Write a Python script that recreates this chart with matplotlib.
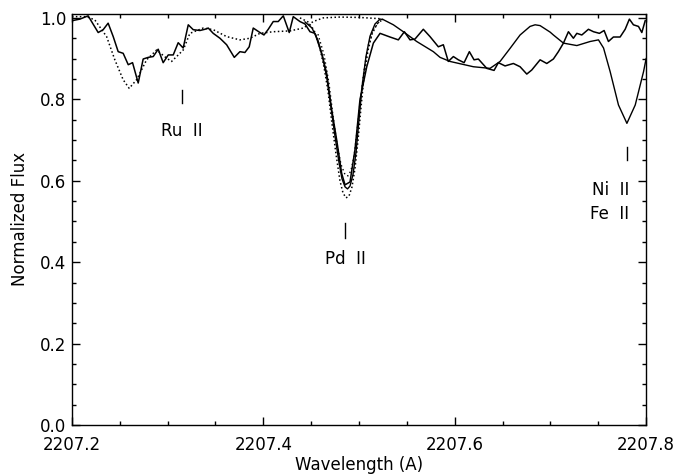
import numpy as np
import matplotlib
matplotlib.use('Agg')
import matplotlib.pyplot as plt
from matplotlib.ticker import MultipleLocator

# observed spectrum (jagged solid line)
obs_wl = [2207.2000, 2207.2084, 2207.2170, 2207.2275, 2207.2327, 2207.2379, 2207.2432,
          2207.2484, 2207.2536, 2207.2589, 2207.2634, 2207.2693, 2207.2745, 2207.2798,
          2207.2850, 2207.2902, 2207.2954, 2207.3007, 2207.3059, 2207.3111, 2207.3163,
          2207.3216, 2207.3268, 2207.3338, 2207.3390, 2207.3425, 2207.3477, 2207.3547,
          2207.3617, 2207.3697, 2207.3756, 2207.3808, 2207.3853, 2207.3895, 2207.3965,
          2207.4007, 2207.4052, 2207.4104, 2207.4156, 2207.4209, 2207.4271, 2207.4313,
          2207.4383, 2207.4436, 2207.4488, 2207.4540, 2207.4610, 2207.4662, 2207.4715,
          2207.4767, 2207.4819, 2207.4854, 2207.4906, 2207.4958, 2207.5010, 2207.5081,
          2207.5150, 2207.5220, 2207.5324, 2207.5411, 2207.5474, 2207.5533, 2207.5585,
          2207.5672, 2207.5742, 2207.5829, 2207.5881, 2207.5933, 2207.5986, 2207.6038,
          2207.6098, 2207.6153, 2207.6202, 2207.6247, 2207.6335, 2207.6411, 2207.6456,
          2207.6526, 2207.6613, 2207.6683, 2207.6753, 2207.6805, 2207.6892, 2207.6962,
          2207.7031, 2207.7083, 2207.7136, 2207.7188, 2207.7240, 2207.7276, 2207.7328,
          2207.7397, 2207.7450, 2207.7512, 2207.7561, 2207.7606, 2207.7658, 2207.7728,
          2207.7781, 2207.7825, 2207.7867, 2207.7920, 2207.7955, 2207.7990]
obs_flux = [0.993, 0.997, 1.005, 0.964, 0.971, 0.987, 0.954,
            0.917, 0.913, 0.885, 0.890, 0.840, 0.899, 0.903,
            0.905, 0.923, 0.890, 0.909, 0.909, 0.939, 0.926,
            0.983, 0.971, 0.969, 0.972, 0.975, 0.962, 0.950,
            0.934, 0.903, 0.917, 0.915, 0.929, 0.975, 0.964,
            0.958, 0.972, 0.991, 0.991, 1.005, 0.964, 1.003,
            0.991, 0.985, 0.966, 0.962, 0.913, 0.864, 0.774,
            0.700, 0.618, 0.590, 0.597, 0.676, 0.799, 0.880,
            0.938, 0.962, 0.953, 0.946, 0.966, 0.946, 0.948,
            0.972, 0.954, 0.929, 0.934, 0.893, 0.905, 0.897,
            0.890, 0.917, 0.897, 0.899, 0.876, 0.871, 0.890,
            0.882, 0.888, 0.880, 0.862, 0.872, 0.897, 0.888,
            0.899, 0.917, 0.938, 0.966, 0.950, 0.962, 0.958,
            0.972, 0.966, 0.962, 0.969, 0.942, 0.953, 0.953,
            0.972, 0.997, 0.983, 0.979, 0.964, 0.993]

# synthetic spectrum without Pd (dotted)
nopd_wl = [2207.2000, 2207.2154, 2207.2240, 2207.2363, 2207.2449, 2207.2536, 2207.2599,
           2207.2676, 2207.2781, 2207.2885, 2207.2990, 2207.3042, 2207.3094, 2207.3163,
           2207.3233, 2207.3372, 2207.3477, 2207.3617, 2207.3756, 2207.3861, 2207.3965,
           2207.4104, 2207.4279, 2207.4418, 2207.4522, 2207.4627, 2207.4801, 2207.5010,
           2207.5220, 2207.5251]
nopd_flux = [1.003, 1.003, 0.995, 0.954, 0.897, 0.848, 0.827,
             0.848, 0.897, 0.921, 0.901, 0.893, 0.905, 0.921,
             0.962, 0.975, 0.971, 0.954, 0.946, 0.950, 0.962,
             0.966, 0.968, 0.975, 0.991, 1.000, 1.002, 1.001,
             0.998, 0.996]

# best-fit synthetic spectrum (smooth solid)
fit_wl = [2207.4436, 2207.4509, 2207.4571, 2207.4624, 2207.4666, 2207.4707, 2207.4749,
          2207.4791, 2207.4822, 2207.4854, 2207.4880, 2207.4906, 2207.4937, 2207.4969,
          2207.5000, 2207.5031, 2207.5073, 2207.5115, 2207.5167, 2207.5220, 2207.5251,
          2207.5359, 2207.5463, 2207.5603, 2207.5777, 2207.5847, 2207.5951, 2207.6195,
          2207.6369, 2207.6474, 2207.6578, 2207.6683, 2207.6787, 2207.6840, 2207.6892,
          2207.6997, 2207.7031, 2207.7136, 2207.7276, 2207.7415, 2207.7502, 2207.7555,
          2207.7624, 2207.7711, 2207.7799, 2207.7886, 2207.7973, 2207.8000]
fit_flux = [0.990, 0.975, 0.945, 0.900, 0.850, 0.780, 0.710,
            0.645, 0.605, 0.585, 0.580, 0.587, 0.615, 0.670,
            0.750, 0.830, 0.905, 0.955, 0.985, 0.997, 0.996,
            0.983, 0.966, 0.942, 0.917, 0.903, 0.893, 0.880,
            0.876, 0.893, 0.925, 0.958, 0.979, 0.983, 0.981,
            0.965, 0.958, 0.938, 0.932, 0.942, 0.946, 0.926,
            0.868, 0.786, 0.741, 0.786, 0.868, 0.900]

# Pd models with higher / lower abundance (dotted)
pdhi_wl = [2207.4383, 2207.4467, 2207.4530, 2207.4582, 2207.4634, 2207.4676, 2207.4718,
           2207.4760, 2207.4801, 2207.4833, 2207.4864, 2207.4895, 2207.4927, 2207.4958,
           2207.4990, 2207.5021, 2207.5052, 2207.5094, 2207.5136, 2207.5188, 2207.5251]
pdhi_flux = [1.000, 0.990, 0.970, 0.935, 0.880, 0.820, 0.740,
             0.665, 0.600, 0.570, 0.558, 0.562, 0.585, 0.630,
             0.700, 0.780, 0.855, 0.920, 0.960, 0.985, 0.997]
pdlo_wl = [2207.4571, 2207.4634, 2207.4686, 2207.4728, 2207.4770, 2207.4812, 2207.4854,
           2207.4885, 2207.4916, 2207.4948, 2207.4979, 2207.5010, 2207.5052, 2207.5094,
           2207.5146, 2207.5209]
pdlo_flux = [0.960, 0.910, 0.840, 0.760, 0.690, 0.640, 0.615,
             0.612, 0.625, 0.660, 0.720, 0.790, 0.870, 0.930,
             0.970, 0.990]

# line identifications
ion_names = ['Ru  II', 'Pd  II', 'Ni  II\nFe  II']
ion_wl = [2207.315, 2207.4855, 2207.780]

xticks = [2207.2, 2207.4, 2207.6, 2207.8]
xticklabels = ['2207.2', '2207.4', '2207.6', '2207.8']
yticks = [0.0, 0.2, 0.4, 0.6, 0.8, 1.0]

plt.rcParams['font.family'] = ['DejaVu Sans']
plt.rcParams['font.size'] = 12

fig = plt.figure(figsize=(6.78, 4.76), dpi=100)
ax = fig.add_axes([0.106, 0.107, 0.847, 0.864])

ax.plot(obs_wl, obs_flux, color='black', lw=1.1)
ax.plot(nopd_wl, nopd_flux, color='black', lw=1.1, linestyle=(0, (1, 1.6)))
ax.plot(fit_wl, fit_flux, color='black', lw=1.0)
ax.plot(pdhi_wl, pdhi_flux, color='black', lw=1.1, linestyle=(0, (1, 1.6)))
ax.plot(pdlo_wl, pdlo_flux, color='black', lw=1.0, linestyle=(0, (1, 2.0)))

# Ru II
ax.plot([ion_wl[0], ion_wl[0]], [0.792, 0.824], color='black', lw=1.0)
ax.text(ion_wl[0], 0.721, ion_names[0], ha='center', va='center', fontsize=12)
# Pd II
ax.plot([ion_wl[1], ion_wl[1]], [0.459, 0.496], color='black', lw=1.0)
ax.text(ion_wl[1], 0.408, ion_names[1], ha='center', va='center', fontsize=12)
# Ni II / Fe II
ax.plot([ion_wl[2], ion_wl[2]], [0.651, 0.684], color='black', lw=1.0)
ax.text(2207.7825, 0.547, ion_names[2], ha='right', va='center', fontsize=12,
        linespacing=1.45)

ax.set_xlim(2207.2, 2207.8)
ax.set_ylim(0.0, 1.01)
ax.set_xticks(xticks)
ax.set_xticklabels(xticklabels)
ax.set_yticks(yticks)
ax.xaxis.set_minor_locator(MultipleLocator(0.05))
ax.yaxis.set_minor_locator(MultipleLocator(0.05))
ax.tick_params(which='both', direction='in', top=True, right=True, width=1.0)
ax.tick_params(which='major', length=6, labelsize=12)
ax.tick_params(which='minor', length=3)
ax.tick_params(axis='x', which='major', pad=8)
ax.tick_params(axis='y', which='major', pad=4)
for s in ax.spines.values():
    s.set_linewidth(1.0)

ax.set_xlabel('Wavelength (A)', fontsize=12, labelpad=1)
ax.set_ylabel('Normalized Flux', fontsize=12, labelpad=8)

plt.savefig('out.png', dpi=100)
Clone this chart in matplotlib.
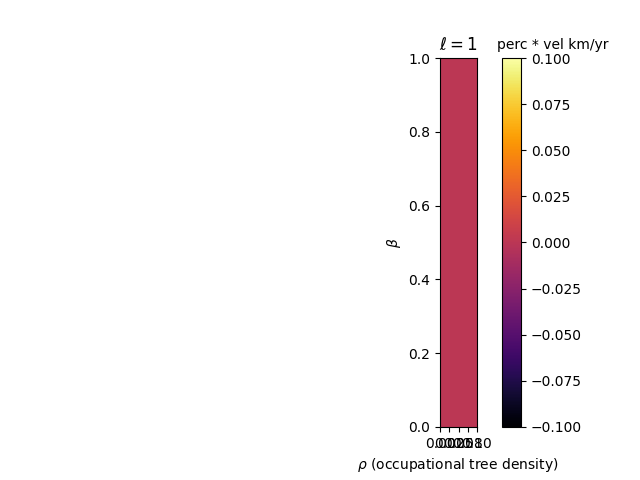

---

= TASK DIRECTIONS =
Pick each line holding the word "matplotlib" out of the data and copy it.

= RESPONSE TO THIS EXERCISE =
Write a Python script that recreates this chart with matplotlib.
import matplotlib
matplotlib.use('Agg')
import matplotlib.pyplot as plt
from matplotlib.ticker import MultipleLocator
Clone this chart in matplotlib.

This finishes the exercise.